Accrual of Interest: Interest accrues up to, but not
including, the next relevant
Interest Payment Date from, and
including, the next preceding
Interest Payment Date to which
interest has been paid (or from and
including the Original Issue Date
if no interest has been paid on the
Notes) unless the Notes (or any
portion thereof) have been called
for redemption as provided for
below.
Calculation Dates: N/A
Calculation Agent: N/A
Redemption:
The Notes may be redeemed in whole or in part prior to maturity at the option
of the Company.
Optional Redemption Dates: On each Interest Payment Date,
commencing on September 6, 1996.
Optional Redemption Price: 100% of principal amount.

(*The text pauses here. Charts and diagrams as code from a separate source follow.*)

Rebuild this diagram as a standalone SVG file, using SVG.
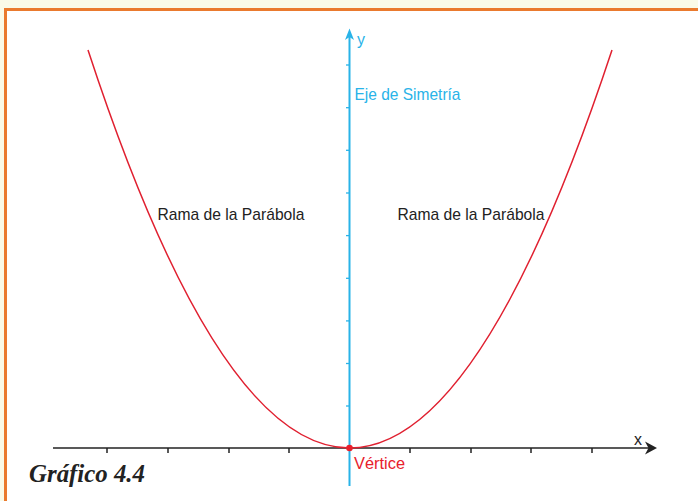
<svg xmlns="http://www.w3.org/2000/svg" width="698" height="501" viewBox="0 0 698 501">
<style>
.lbl{font-family:"Liberation Sans",Arial,sans-serif;font-size:17px;}
.blue{fill:#29b3e8;}
.red{fill:#e8202c;}
.dark{fill:#222;}
.tick{stroke:#222;stroke-width:1.5;}
.ytick{stroke:#29b3e8;stroke-width:1.3;}
</style>
<rect x="0" y="0" width="698" height="501" fill="#fafae8"/>
<rect x="5.5" y="9.5" width="693" height="492" fill="#fff"/>
<path d="M5.5 501 V9.5 H698" fill="none" stroke="#ea7a2e" stroke-width="3"/>
<g id="x-axis">
<line x1="53" y1="448" x2="650" y2="448" stroke="#222" stroke-width="1.6"/>
<path d="M645 441.5 L657 448 L645 454.5 L648.5 448 Z" fill="#222"/>
<g class="tick">
<line x1="107" y1="448" x2="107" y2="453"/><line x1="168" y1="448" x2="168" y2="453"/>
<line x1="229" y1="448" x2="229" y2="453"/><line x1="289" y1="448" x2="289" y2="453"/>
<line x1="410" y1="448" x2="410" y2="453"/><line x1="471" y1="448" x2="471" y2="453"/>
<line x1="531" y1="448" x2="531" y2="453"/><line x1="592" y1="448" x2="592" y2="453"/>
</g>
<text class="lbl dark" x="634" y="445" textLength="8" lengthAdjust="spacingAndGlyphs">x</text>
</g>
<g id="y-axis">
<line x1="349.5" y1="36" x2="349.5" y2="486" stroke="#29b3e8" stroke-width="2"/>
<path d="M345 40 L349.5 28.5 L354 40 L349.5 37 Z" fill="#29b3e8"/>
<g class="ytick">
<line x1="346" y1="65" x2="349" y2="65"/><line x1="346" y1="107.7" x2="349" y2="107.7"/>
<line x1="346" y1="150.3" x2="349" y2="150.3"/><line x1="346" y1="193" x2="349" y2="193"/>
<line x1="346" y1="235.6" x2="349" y2="235.6"/><line x1="346" y1="278.3" x2="349" y2="278.3"/>
<line x1="346" y1="320.9" x2="349" y2="320.9"/><line x1="346" y1="363.5" x2="349" y2="363.5"/>
<line x1="346" y1="406" x2="349" y2="406"/>
</g>
<text class="lbl blue" x="357" y="45" textLength="8" lengthAdjust="spacingAndGlyphs">y</text>
<text class="lbl blue" x="354.5" y="100" textLength="106" lengthAdjust="spacingAndGlyphs">Eje de Simetría</text>
</g>
<g id="parabola">
<path d="M88 50 Q349 846 612 50" fill="none" stroke="#e02030" stroke-width="1.5"/>
<text class="lbl dark" x="157.5" y="220" textLength="147" lengthAdjust="spacingAndGlyphs">Rama de la Parábola</text>
<text class="lbl dark" x="397.5" y="220" textLength="147" lengthAdjust="spacingAndGlyphs">Rama de la Parábola</text>
</g>
<g id="vertex">
<circle cx="349.5" cy="448" r="3.3" fill="#e8202c"/>
<text class="lbl red" x="354" y="469" textLength="51" lengthAdjust="spacingAndGlyphs">Vértice</text>
</g>
<text x="29" y="482" font-family="Liberation Serif,'Times New Roman',serif" font-size="25" font-weight="bold" font-style="italic" fill="#222" textLength="116" lengthAdjust="spacingAndGlyphs">Gráfico 4.4</text>
</svg>
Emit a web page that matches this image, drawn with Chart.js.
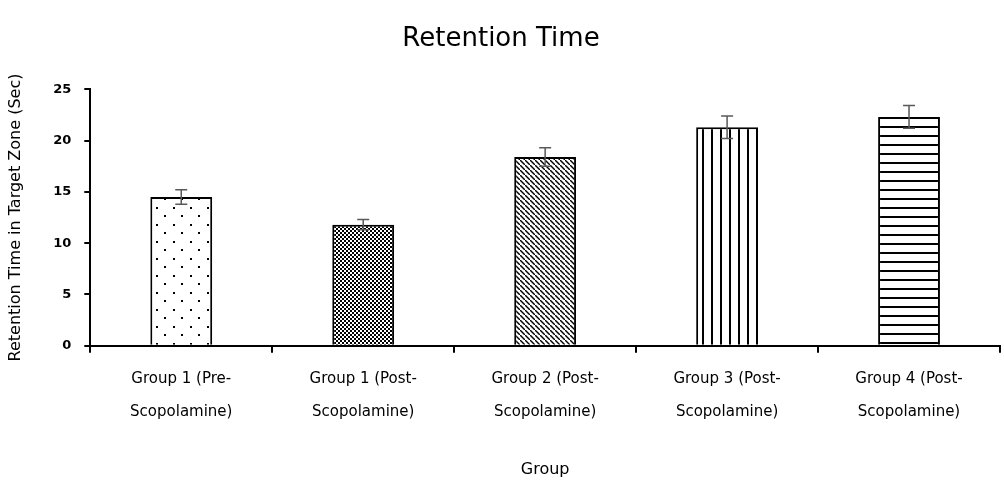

Annual Redemption Price Reduction: N/A
Repayment:
The Notes cannot be repaid prior to maturity at the option of the holder.
Renewal:
The Notes cannot be renewed by the holder.
Extension:
The Notes cannot be extended prior to maturity.
Dual Currency Notes:
The Company can not make payments in an optional currency.
Original Issue Discount
This Note is not a Discount Note or an Original Issue Discount Note.
Plan of Distribution
See Issue Price above.
Taxation
The following discussion of the United States federal income tax
consequences of the ownership of the Notes supplements, and to the extent
inconsistent with replaces, the discussion under the caption "Taxation" in
the Prospectus Supplement dated October 8, 1993. Terms not defined herein
have the same meanings as in the Prospectus Supplement.
This discussion is based on regulations concerning the treatment of
debt instruments issued with original issue discount (the "OID Regulations")
and related provisions of the Code. The OID Regulations are effective for
Notes issued on or after April 4, 1994.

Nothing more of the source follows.